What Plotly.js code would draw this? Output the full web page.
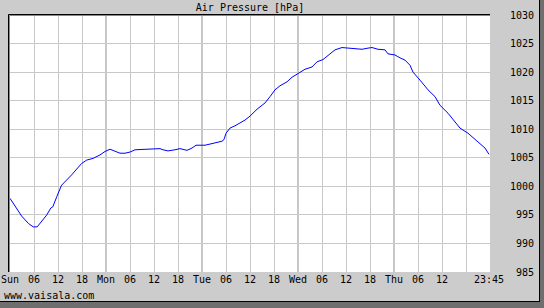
<!DOCTYPE html>
<html>
<head>
<meta charset="utf-8">
<script src="https://cdn.plot.ly/plotly-3.0.1.min.js"></script>
<style>html,body{margin:0;padding:0;background:#cccccc;}#chart{width:544px;height:308px;}</style>
</head>
<body>
<div id="chart"></div>
<script>
// Hours since Sunday 00:00
const hours = [0,1.5,2.9,4.6,5.8,6.8,7.9,9.2,10.2,10.7,11.7,12.9,15.4,17.9,19.2,20.8,22.5,23.75,25,26.25,27.5,28.75,30,31.25,33.75,37.5,38.25,39.5,41.25,42.5,44.25,45.5,46.5,48.75,50,51.25,53,53.5,54,55,56.25,58.75,60,61.75,63.75,65,66.25,67.5,69.25,70.5,72,73.75,75.5,76.75,78.25,79.75,81.25,83,85,86.25,88,89.5,90.5,92,93.75,94.5,96.25,97.5,98.75,100,100.75,102.5,104.5,106.25,107.5,109.5,111.25,112.5,114.5,115.75,117.5,118.75,119.75];
const pressure = [997.9,996.4,994.8,993.5,992.9,992.9,993.8,995.0,996.2,996.4,998.2,1000.2,1002.0,1004.0,1004.6,1004.9,1005.5,1006.1,1006.5,1006.2,1005.8,1005.8,1006.0,1006.4,1006.5,1006.6,1006.4,1006.2,1006.4,1006.6,1006.3,1006.7,1007.2,1007.2,1007.4,1007.6,1007.9,1008.2,1009.3,1010.2,1010.6,1011.6,1012.3,1013.5,1014.6,1015.7,1016.9,1017.6,1018.3,1019.1,1019.8,1020.5,1020.9,1021.8,1022.2,1023.0,1023.9,1024.3,1024.2,1024.1,1024.0,1024.2,1024.3,1024.0,1023.9,1023.2,1023.0,1022.5,1022.1,1021.2,1020.0,1018.6,1016.9,1015.7,1014.2,1012.8,1011.3,1010.2,1009.3,1008.5,1007.5,1006.7,1005.6];

const xTickHours = [0,6,12,18,24,30,36,42,48,54,60,66,72,78,84,90,96,102,108,119.75];
const xTickLabels = ['Sun','06','12','18','Mon','06','12','18','Tue','06','12','18','Wed','06','12','18','Thu','06','12','23:45'];
const dayHours = [24,48,72,96];
const yTickVals = [985,990,995,1000,1005,1010,1015,1020,1025,1030];
const yTickLabels = ['\u00a0985','\u00a0990','\u00a0995','1000','1005','1010','1015','1020','1025','1030'];

const W = 544, H = 308, L = 10, R = 54, T = 15, B = 36;
const pw = W - L - R, ph = H - T - B;
const px = p => (p - L) / pw;
const py = p => (H - B - p) / ph;

const font = {family: 'DejaVu Sans Mono, monospace', size: 10, color: '#000'};

const shapes = dayHours.map(h => ({
  type: 'line', xref: 'x', yref: 'paper', x0: h, x1: h, y0: 0, y1: 1,
  line: {color: '#8c8c8c', width: 1}, layer: 'below'
}));
// inset frame (top & left), dark
shapes.push({type:'line', xref:'paper', yref:'paper', x0: px(8.5), x1: px(490), y0: py(14.5), y1: py(14.5), line:{color:'#000', width:1}, layer:'above'});
shapes.push({type:'line', xref:'paper', yref:'paper', x0: px(8.5), x1: px(8.5), y0: py(14.5), y1: py(272), line:{color:'#000', width:1}, layer:'above'});
shapes.push({type:'line', xref:'paper', yref:'paper', x0: px(9.5), x1: px(9.5), y0: py(15.5), y1: py(272), line:{color:'#888', width:1}, layer:'above'});
shapes.push({type:'line', xref:'paper', yref:'paper', x0: px(9.5), x1: px(490), y0: py(15.5), y1: py(15.5), line:{color:'#888', width:1}, layer:'above'});
// outer shadow border (bottom & right)
shapes.push({type:'rect', xref:'paper', yref:'paper', x0: px(0), x1: px(544), y0: py(302), y1: py(308), fillcolor:'#6e6e6e', line:{width:0}, layer:'above'});
shapes.push({type:'rect', xref:'paper', yref:'paper', x0: px(540), x1: px(544), y0: py(0), y1: py(308), fillcolor:'#6e6e6e', line:{width:0}, layer:'above'});
shapes.push({type:'line', xref:'paper', yref:'paper', x0: px(0), x1: px(540), y0: py(301.5), y1: py(301.5), line:{color:'#000', width:1}, layer:'above'});
shapes.push({type:'line', xref:'paper', yref:'paper', x0: px(539.5), x1: px(539.5), y0: py(0), y1: py(302), line:{color:'#000', width:1}, layer:'above'});

const data = [{
  x: hours, y: pressure, type: 'scatter', mode: 'lines',
  line: {color: '#0000ff', width: 1}, hoverinfo: 'skip'
}];

const layout = {
  width: W, height: H,
  margin: {l: L, r: R, t: T, b: B, pad: 0},
  paper_bgcolor: '#cccccc', plot_bgcolor: '#ffffff',
  font: font,
  showlegend: false,
  title: {text: 'Air Pressure [hPa]', font: font, x: 0.5, xref: 'paper', xanchor: 'center', y: 1 - 7/H, yref: 'container', yanchor: 'middle'},
  xaxis: {
    range: [0, 120], tickmode: 'array', tickvals: xTickHours, ticktext: xTickLabels,
    showgrid: false, zeroline: false, showline: false, ticks: '', tickfont: font,
    minor: {tick0: 0, dtick: 6, showgrid: true, gridcolor: '#c8c8c8', gridwidth: 1, ticks: ''},
    fixedrange: true
  },
  yaxis: {
    range: [985, 1030], side: 'right', tickmode: 'array', tickvals: yTickVals, ticktext: yTickLabels,
    showgrid: true, gridcolor: '#c8c8c8', gridwidth: 1, zeroline: false, showline: false, ticks: '',
    tickfont: font, ticklabelstandoff: 19, fixedrange: true
  },
  shapes: shapes,
  annotations: [{
    text: 'www.vaisala.com', xref: 'paper', yref: 'paper', x: px(2), y: py(295),
    xanchor: 'left', yanchor: 'middle', showarrow: false, font: font
  }]
};

Plotly.newPlot('chart', data, layout, {staticPlot: true, displayModeBar: false});
</script>
</body>
</html>
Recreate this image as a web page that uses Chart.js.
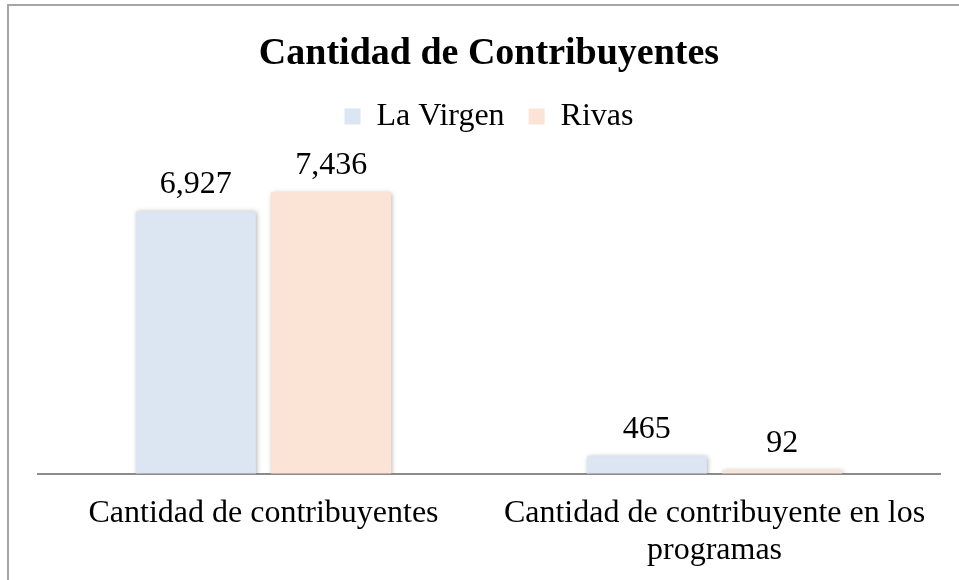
<!DOCTYPE html>
<html>
<head>
<meta charset="utf-8">
<script src="https://cdn.jsdelivr.net/npm/chart.js@4"></script>
<style>
  html, body { margin: 0; padding: 0; background: #fff; overflow: hidden; }
  #frame { position: absolute; left: 7px; top: 4px; width: 1200px; height: 800px; border: 2px solid #a6a6a6; }
  #wrap { position: absolute; left: 0; top: 0; width: 959px; height: 580px; }
</style>
</head>
<body>
<div id="frame"></div>
<div id="wrap"><canvas id="chart"></canvas></div>
<script>
const categories = [
  'Cantidad de contribuyentes',
  ['Cantidad de contribuyente en los', 'programas']
];
const seriesNames = ['La Virgen', 'Rivas'];
const laVirgen = [6927, 465];
const rivas = [7436, 92];
const yMax = 8000;

const fontFamily = '"Liberation Serif", "Times New Roman", serif';

// value labels above each bar + soft shadow like the original
const barLabels = {
  id: 'barLabels',
  beforeDatasetDraw(chart) {
    const ctx = chart.ctx;
    ctx.save();
    ctx.shadowColor = 'rgba(0,0,0,0.35)';
    ctx.shadowBlur = 5;
    ctx.shadowOffsetX = 1;
    ctx.shadowOffsetY = 1;
  },
  afterDatasetDraw(chart) {
    chart.ctx.restore();
  },
  afterDatasetsDraw(chart) {
    const ctx = chart.ctx;
    ctx.save();
    ctx.font = '32px ' + fontFamily;
    ctx.fillStyle = '#000';
    ctx.textAlign = 'center';
    ctx.textBaseline = 'alphabetic';
    chart.data.datasets.forEach((ds, i) => {
      chart.getDatasetMeta(i).data.forEach((bar, j) => {
        ctx.fillText(ds.data[j].toLocaleString('en-US'), bar.x, bar.y - 18);
      });
    });
    ctx.restore();
  }
};

// extra room under the legend
const legendGap = {
  id: 'legendGap',
  beforeInit(chart) {
    const fit = chart.legend.fit;
    chart.legend.fit = function () {
      fit.call(this);
      this.height += 28;
    };
  }
};

new Chart(document.getElementById('chart'), {
  type: 'bar',
  data: {
    labels: categories,
    datasets: [
      { label: seriesNames[0], data: laVirgen, backgroundColor: '#dce6f2', borderWidth: 0 },
      { label: seriesNames[1], data: rivas, backgroundColor: '#fbe3d5', borderWidth: 0 }
    ]
  },
  options: {
    responsive: true,
    maintainAspectRatio: false,
    animation: false,
    categoryPercentage: 0.6,
    barPercentage: 0.887,
    layout: { padding: { left: 38, right: 19, top: 0, bottom: -10 } },
    plugins: {
      title: {
        display: true,
        text: 'Cantidad de Contribuyentes',
        color: '#000',
        font: { family: fontFamily, size: 38, weight: 'bold' },
        padding: { top: 31, bottom: 0 }
      },
      legend: {
        position: 'top',
        labels: {
          color: '#000',
          font: { family: fontFamily, size: 32 },
          boxWidth: 16,
          boxHeight: 16,
          padding: 24
        }
      },
      tooltip: { enabled: false }
    },
    scales: {
      x: {
        grid: { display: false, drawTicks: false },
        border: { display: true, color: '#8c8c8c', width: 2 },
        ticks: {
          color: '#000',
          font: { family: fontFamily, size: 32, lineHeight: 1.16 },
          padding: 21,
          maxRotation: 0,
          autoSkip: false
        }
      },
      y: {
        display: false,
        min: 0,
        max: yMax
      }
    }
  },
  plugins: [barLabels, legendGap]
});
</script>
</body>
</html>
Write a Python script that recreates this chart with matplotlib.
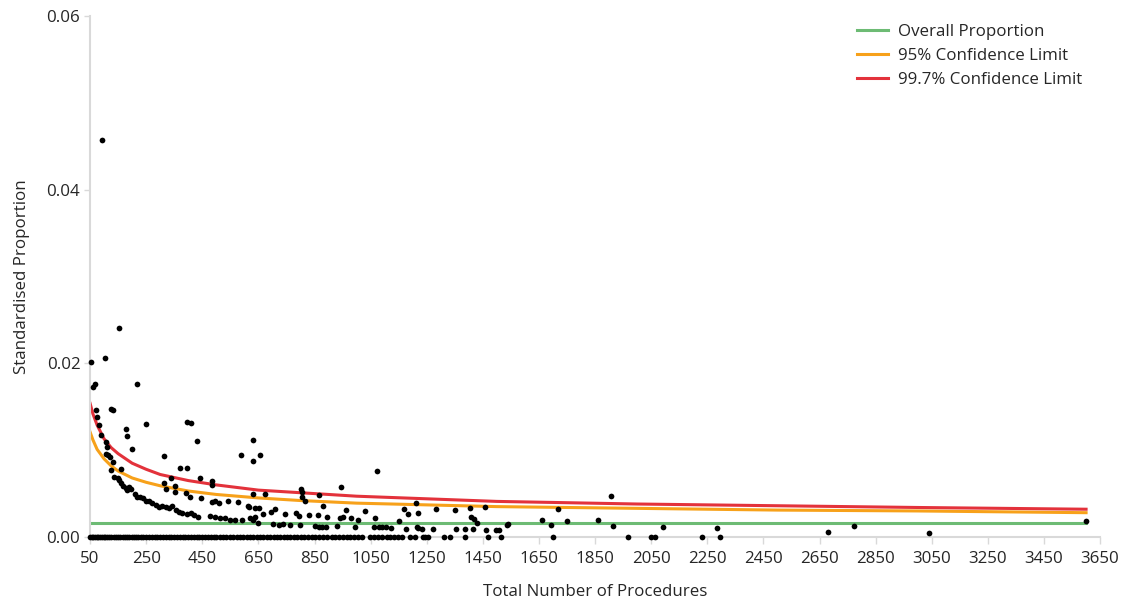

***

▸ Written problem
Reply with one number only: the count of lines in the entries that contain "script".

▸ Task output
7